Dataset excerpt:
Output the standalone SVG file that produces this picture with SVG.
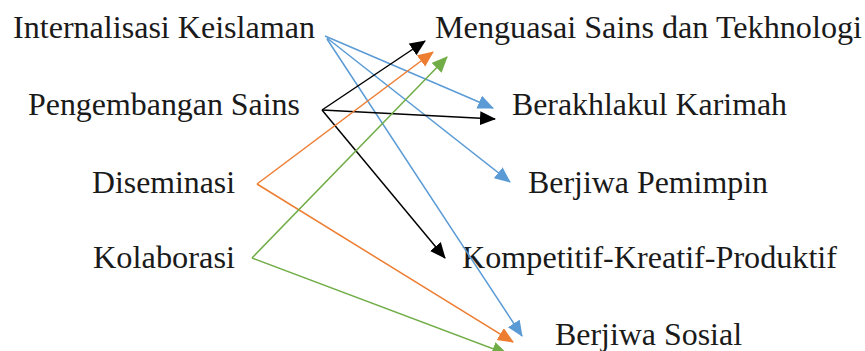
<svg xmlns="http://www.w3.org/2000/svg" width="865" height="351" viewBox="0 0 865 351">
  <style>
    .lbl { font-family: 'Liberation Serif', 'Times New Roman', Times, serif; font-size: 31px; fill: #1a1a1a; }
    .ln { fill: none; stroke-width: 1.5; }
    .blue { stroke: #5B9BD5; }
    .black { stroke: #000000; }
    .orange { stroke: #ED7D31; }
    .green { stroke: #70AD47; }
  </style>
  <defs>
    <marker id="ahBlue" markerUnits="userSpaceOnUse" markerWidth="17" markerHeight="15" refX="15" refY="7" orient="auto">
      <path d="M0,0 L16,7 L0,14 z" fill="#5B9BD5"/>
    </marker>
    <marker id="ahBlack" markerUnits="userSpaceOnUse" markerWidth="17" markerHeight="15" refX="15" refY="7" orient="auto">
      <path d="M0,0 L16,7 L0,14 z" fill="#000000"/>
    </marker>
    <marker id="ahOrange" markerUnits="userSpaceOnUse" markerWidth="17" markerHeight="15" refX="15" refY="7" orient="auto">
      <path d="M0,0 L16,7 L0,14 z" fill="#ED7D31"/>
    </marker>
    <marker id="ahGreen" markerUnits="userSpaceOnUse" markerWidth="17" markerHeight="15" refX="15" refY="7" orient="auto">
      <path d="M0,0 L16,7 L0,14 z" fill="#70AD47"/>
    </marker>
  </defs>
  <rect width="865" height="351" fill="#ffffff"/>

  <!-- source nodes -->
  <g id="internalisasi"><text class="lbl" font-family="Liberation Serif" x="13" y="38" textLength="302" lengthAdjust="spacingAndGlyphs">Internalisasi Keislaman</text></g>
  <g id="pengembangan"><text class="lbl" font-family="Liberation Serif" x="28" y="115" textLength="272" lengthAdjust="spacingAndGlyphs">Pengembangan Sains</text></g>
  <g id="diseminasi"><text class="lbl" font-family="Liberation Serif" x="92" y="193" textLength="143" lengthAdjust="spacingAndGlyphs">Diseminasi</text></g>
  <g id="kolaborasi"><text class="lbl" font-family="Liberation Serif" x="93" y="268" textLength="142" lengthAdjust="spacingAndGlyphs">Kolaborasi</text></g>

  <!-- outcome nodes -->
  <g id="menguasai"><text class="lbl" font-family="Liberation Serif" x="435" y="38" textLength="427" lengthAdjust="spacingAndGlyphs">Menguasai Sains dan Tekhnologi</text></g>
  <g id="berakhlakul"><text class="lbl" font-family="Liberation Serif" x="512" y="115" textLength="275" lengthAdjust="spacingAndGlyphs">Berakhlakul Karimah</text></g>
  <g id="pemimpin"><text class="lbl" font-family="Liberation Serif" x="528" y="193" textLength="240" lengthAdjust="spacingAndGlyphs">Berjiwa Pemimpin</text></g>
  <g id="kompetitif"><text class="lbl" font-family="Liberation Serif" x="462" y="268" textLength="375" lengthAdjust="spacingAndGlyphs">Kompetitif-Kreatif-Produktif</text></g>
  <g id="sosial"><text class="lbl" font-family="Liberation Serif" x="555" y="345" textLength="187" lengthAdjust="spacingAndGlyphs">Berjiwa Sosial</text></g>

  <!-- connectors -->
  <g id="connectors">
    <line class="ln blue" x1="325" y1="36" x2="493" y2="108" marker-end="url(#ahBlue)"/>
    <line class="ln blue" x1="327" y1="38" x2="510" y2="182" marker-end="url(#ahBlue)"/>
    <line class="ln blue" x1="327" y1="39" x2="522" y2="336" marker-end="url(#ahBlue)"/>

    <line class="ln black" x1="322" y1="110" x2="425" y2="41" marker-end="url(#ahBlack)"/>
    <line class="ln black" x1="322" y1="110" x2="495" y2="119" marker-end="url(#ahBlack)"/>
    <line class="ln black" x1="322" y1="110" x2="445" y2="258" marker-end="url(#ahBlack)"/>

    <line class="ln orange" x1="257" y1="184" x2="433" y2="52" marker-end="url(#ahOrange)"/>
    <line class="ln orange" x1="257" y1="184" x2="513" y2="342" marker-end="url(#ahOrange)"/>

    <line class="ln green" x1="252" y1="258" x2="447" y2="57" marker-end="url(#ahGreen)"/>
    <line class="ln green" x1="252" y1="258" x2="507" y2="354" marker-end="url(#ahGreen)"/>
  </g>
</svg>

Task requirements: Pictures are excluded; output everything else in the data verbatim.

Exercise response:
Output the standalone SVG file that produces this picture with SVG.
<svg xmlns="http://www.w3.org/2000/svg" width="865" height="351" viewBox="0 0 865 351">
  <style>
    .lbl { font-family: 'Liberation Serif', 'Times New Roman', Times, serif; font-size: 31px; fill: #1a1a1a; }
    .ln { fill: none; stroke-width: 1.5; }
    .blue { stroke: #5B9BD5; }
    .black { stroke: #000000; }
    .orange { stroke: #ED7D31; }
    .green { stroke: #70AD47; }
  </style>
  <defs>
    <marker id="ahBlue" markerUnits="userSpaceOnUse" markerWidth="17" markerHeight="15" refX="15" refY="7" orient="auto">
      <path d="M0,0 L16,7 L0,14 z" fill="#5B9BD5"/>
    </marker>
    <marker id="ahBlack" markerUnits="userSpaceOnUse" markerWidth="17" markerHeight="15" refX="15" refY="7" orient="auto">
      <path d="M0,0 L16,7 L0,14 z" fill="#000000"/>
    </marker>
    <marker id="ahOrange" markerUnits="userSpaceOnUse" markerWidth="17" markerHeight="15" refX="15" refY="7" orient="auto">
      <path d="M0,0 L16,7 L0,14 z" fill="#ED7D31"/>
    </marker>
    <marker id="ahGreen" markerUnits="userSpaceOnUse" markerWidth="17" markerHeight="15" refX="15" refY="7" orient="auto">
      <path d="M0,0 L16,7 L0,14 z" fill="#70AD47"/>
    </marker>
  </defs>
  <rect width="865" height="351" fill="#ffffff"/>

  <!-- source nodes -->
  <g id="internalisasi"><text class="lbl" font-family="Liberation Serif" x="13" y="38" textLength="302" lengthAdjust="spacingAndGlyphs">Internalisasi Keislaman</text></g>
  <g id="pengembangan"><text class="lbl" font-family="Liberation Serif" x="28" y="115" textLength="272" lengthAdjust="spacingAndGlyphs">Pengembangan Sains</text></g>
  <g id="diseminasi"><text class="lbl" font-family="Liberation Serif" x="92" y="193" textLength="143" lengthAdjust="spacingAndGlyphs">Diseminasi</text></g>
  <g id="kolaborasi"><text class="lbl" font-family="Liberation Serif" x="93" y="268" textLength="142" lengthAdjust="spacingAndGlyphs">Kolaborasi</text></g>

  <!-- outcome nodes -->
  <g id="menguasai"><text class="lbl" font-family="Liberation Serif" x="435" y="38" textLength="427" lengthAdjust="spacingAndGlyphs">Menguasai Sains dan Tekhnologi</text></g>
  <g id="berakhlakul"><text class="lbl" font-family="Liberation Serif" x="512" y="115" textLength="275" lengthAdjust="spacingAndGlyphs">Berakhlakul Karimah</text></g>
  <g id="pemimpin"><text class="lbl" font-family="Liberation Serif" x="528" y="193" textLength="240" lengthAdjust="spacingAndGlyphs">Berjiwa Pemimpin</text></g>
  <g id="kompetitif"><text class="lbl" font-family="Liberation Serif" x="462" y="268" textLength="375" lengthAdjust="spacingAndGlyphs">Kompetitif-Kreatif-Produktif</text></g>
  <g id="sosial"><text class="lbl" font-family="Liberation Serif" x="555" y="345" textLength="187" lengthAdjust="spacingAndGlyphs">Berjiwa Sosial</text></g>

  <!-- connectors -->
  <g id="connectors">
    <line class="ln blue" x1="325" y1="36" x2="493" y2="108" marker-end="url(#ahBlue)"/>
    <line class="ln blue" x1="327" y1="38" x2="510" y2="182" marker-end="url(#ahBlue)"/>
    <line class="ln blue" x1="327" y1="39" x2="522" y2="336" marker-end="url(#ahBlue)"/>

    <line class="ln black" x1="322" y1="110" x2="425" y2="41" marker-end="url(#ahBlack)"/>
    <line class="ln black" x1="322" y1="110" x2="495" y2="119" marker-end="url(#ahBlack)"/>
    <line class="ln black" x1="322" y1="110" x2="445" y2="258" marker-end="url(#ahBlack)"/>

    <line class="ln orange" x1="257" y1="184" x2="433" y2="52" marker-end="url(#ahOrange)"/>
    <line class="ln orange" x1="257" y1="184" x2="513" y2="342" marker-end="url(#ahOrange)"/>

    <line class="ln green" x1="252" y1="258" x2="447" y2="57" marker-end="url(#ahGreen)"/>
    <line class="ln green" x1="252" y1="258" x2="507" y2="354" marker-end="url(#ahGreen)"/>
  </g>
</svg>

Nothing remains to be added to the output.